─── DATA SEGMENT ───
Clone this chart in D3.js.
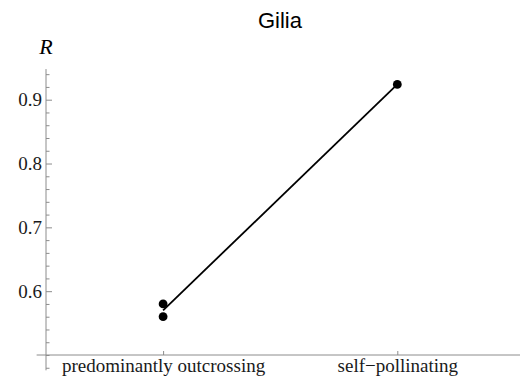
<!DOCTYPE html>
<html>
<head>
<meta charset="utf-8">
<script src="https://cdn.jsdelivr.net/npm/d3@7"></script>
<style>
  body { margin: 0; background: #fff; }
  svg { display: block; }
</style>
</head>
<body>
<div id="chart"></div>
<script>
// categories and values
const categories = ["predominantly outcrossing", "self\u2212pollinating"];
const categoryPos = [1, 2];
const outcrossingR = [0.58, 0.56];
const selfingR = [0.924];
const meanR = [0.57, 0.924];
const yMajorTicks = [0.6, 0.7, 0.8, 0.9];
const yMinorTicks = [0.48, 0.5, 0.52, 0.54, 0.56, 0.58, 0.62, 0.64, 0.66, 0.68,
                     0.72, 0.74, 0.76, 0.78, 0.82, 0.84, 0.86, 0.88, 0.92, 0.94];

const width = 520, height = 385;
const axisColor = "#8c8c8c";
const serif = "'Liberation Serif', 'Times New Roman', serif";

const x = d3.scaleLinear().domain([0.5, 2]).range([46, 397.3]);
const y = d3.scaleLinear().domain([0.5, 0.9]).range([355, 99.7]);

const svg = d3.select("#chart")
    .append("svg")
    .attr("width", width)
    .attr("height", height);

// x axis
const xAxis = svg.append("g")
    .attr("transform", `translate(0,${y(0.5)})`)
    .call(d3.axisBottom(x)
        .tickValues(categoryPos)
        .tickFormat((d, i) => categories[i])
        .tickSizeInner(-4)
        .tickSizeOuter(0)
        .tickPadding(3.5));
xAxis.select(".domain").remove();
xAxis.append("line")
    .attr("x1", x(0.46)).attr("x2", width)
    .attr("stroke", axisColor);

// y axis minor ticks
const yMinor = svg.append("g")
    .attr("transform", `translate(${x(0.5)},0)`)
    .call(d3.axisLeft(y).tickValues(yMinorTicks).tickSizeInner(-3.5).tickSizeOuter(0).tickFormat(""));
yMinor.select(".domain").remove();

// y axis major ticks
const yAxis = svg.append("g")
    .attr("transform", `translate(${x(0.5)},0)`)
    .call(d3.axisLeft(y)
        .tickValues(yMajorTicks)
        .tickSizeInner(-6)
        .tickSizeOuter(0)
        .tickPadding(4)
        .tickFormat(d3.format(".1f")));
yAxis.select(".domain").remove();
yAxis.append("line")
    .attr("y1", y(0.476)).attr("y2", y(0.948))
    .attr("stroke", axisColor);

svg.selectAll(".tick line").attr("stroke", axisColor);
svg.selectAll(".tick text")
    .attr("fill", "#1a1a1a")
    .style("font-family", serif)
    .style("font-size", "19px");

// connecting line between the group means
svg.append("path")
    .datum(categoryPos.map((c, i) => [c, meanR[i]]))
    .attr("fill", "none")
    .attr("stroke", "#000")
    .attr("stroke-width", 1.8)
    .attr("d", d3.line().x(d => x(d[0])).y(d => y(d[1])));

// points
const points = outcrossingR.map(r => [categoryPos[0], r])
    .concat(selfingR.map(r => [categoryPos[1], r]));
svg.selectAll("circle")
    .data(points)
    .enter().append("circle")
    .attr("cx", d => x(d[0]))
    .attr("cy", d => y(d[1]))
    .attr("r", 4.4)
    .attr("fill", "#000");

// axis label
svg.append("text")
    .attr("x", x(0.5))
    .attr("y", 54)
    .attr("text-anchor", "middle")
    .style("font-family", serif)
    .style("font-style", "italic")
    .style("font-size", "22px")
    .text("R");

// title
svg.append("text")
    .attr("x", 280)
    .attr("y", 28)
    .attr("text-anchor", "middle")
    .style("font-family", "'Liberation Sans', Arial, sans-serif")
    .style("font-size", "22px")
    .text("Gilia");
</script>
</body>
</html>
───
**DIRECTIONS FOR THIS TASK:** Leave out all pictures, then copy the remaining material exactly.

**ANSWER IN FULL:**
Clone this chart in D3.js.
<!DOCTYPE html>
<html>
<head>
<meta charset="utf-8">
<script src="https://cdn.jsdelivr.net/npm/d3@7"></script>
<style>
  body { margin: 0; background: #fff; }
  svg { display: block; }
</style>
</head>
<body>
<div id="chart"></div>
<script>
// categories and values
const categories = ["predominantly outcrossing", "self\u2212pollinating"];
const categoryPos = [1, 2];
const outcrossingR = [0.58, 0.56];
const selfingR = [0.924];
const meanR = [0.57, 0.924];
const yMajorTicks = [0.6, 0.7, 0.8, 0.9];
const yMinorTicks = [0.48, 0.5, 0.52, 0.54, 0.56, 0.58, 0.62, 0.64, 0.66, 0.68,
                     0.72, 0.74, 0.76, 0.78, 0.82, 0.84, 0.86, 0.88, 0.92, 0.94];

const width = 520, height = 385;
const axisColor = "#8c8c8c";
const serif = "'Liberation Serif', 'Times New Roman', serif";

const x = d3.scaleLinear().domain([0.5, 2]).range([46, 397.3]);
const y = d3.scaleLinear().domain([0.5, 0.9]).range([355, 99.7]);

const svg = d3.select("#chart")
    .append("svg")
    .attr("width", width)
    .attr("height", height);

// x axis
const xAxis = svg.append("g")
    .attr("transform", `translate(0,${y(0.5)})`)
    .call(d3.axisBottom(x)
        .tickValues(categoryPos)
        .tickFormat((d, i) => categories[i])
        .tickSizeInner(-4)
        .tickSizeOuter(0)
        .tickPadding(3.5));
xAxis.select(".domain").remove();
xAxis.append("line")
    .attr("x1", x(0.46)).attr("x2", width)
    .attr("stroke", axisColor);

// y axis minor ticks
const yMinor = svg.append("g")
    .attr("transform", `translate(${x(0.5)},0)`)
    .call(d3.axisLeft(y).tickValues(yMinorTicks).tickSizeInner(-3.5).tickSizeOuter(0).tickFormat(""));
yMinor.select(".domain").remove();

// y axis major ticks
const yAxis = svg.append("g")
    .attr("transform", `translate(${x(0.5)},0)`)
    .call(d3.axisLeft(y)
        .tickValues(yMajorTicks)
        .tickSizeInner(-6)
        .tickSizeOuter(0)
        .tickPadding(4)
        .tickFormat(d3.format(".1f")));
yAxis.select(".domain").remove();
yAxis.append("line")
    .attr("y1", y(0.476)).attr("y2", y(0.948))
    .attr("stroke", axisColor);

svg.selectAll(".tick line").attr("stroke", axisColor);
svg.selectAll(".tick text")
    .attr("fill", "#1a1a1a")
    .style("font-family", serif)
    .style("font-size", "19px");

// connecting line between the group means
svg.append("path")
    .datum(categoryPos.map((c, i) => [c, meanR[i]]))
    .attr("fill", "none")
    .attr("stroke", "#000")
    .attr("stroke-width", 1.8)
    .attr("d", d3.line().x(d => x(d[0])).y(d => y(d[1])));

// points
const points = outcrossingR.map(r => [categoryPos[0], r])
    .concat(selfingR.map(r => [categoryPos[1], r]));
svg.selectAll("circle")
    .data(points)
    .enter().append("circle")
    .attr("cx", d => x(d[0]))
    .attr("cy", d => y(d[1]))
    .attr("r", 4.4)
    .attr("fill", "#000");

// axis label
svg.append("text")
    .attr("x", x(0.5))
    .attr("y", 54)
    .attr("text-anchor", "middle")
    .style("font-family", serif)
    .style("font-style", "italic")
    .style("font-size", "22px")
    .text("R");

// title
svg.append("text")
    .attr("x", 280)
    .attr("y", 28)
    .attr("text-anchor", "middle")
    .style("font-family", "'Liberation Sans', Arial, sans-serif")
    .style("font-size", "22px")
    .text("Gilia");
</script>
</body>
</html>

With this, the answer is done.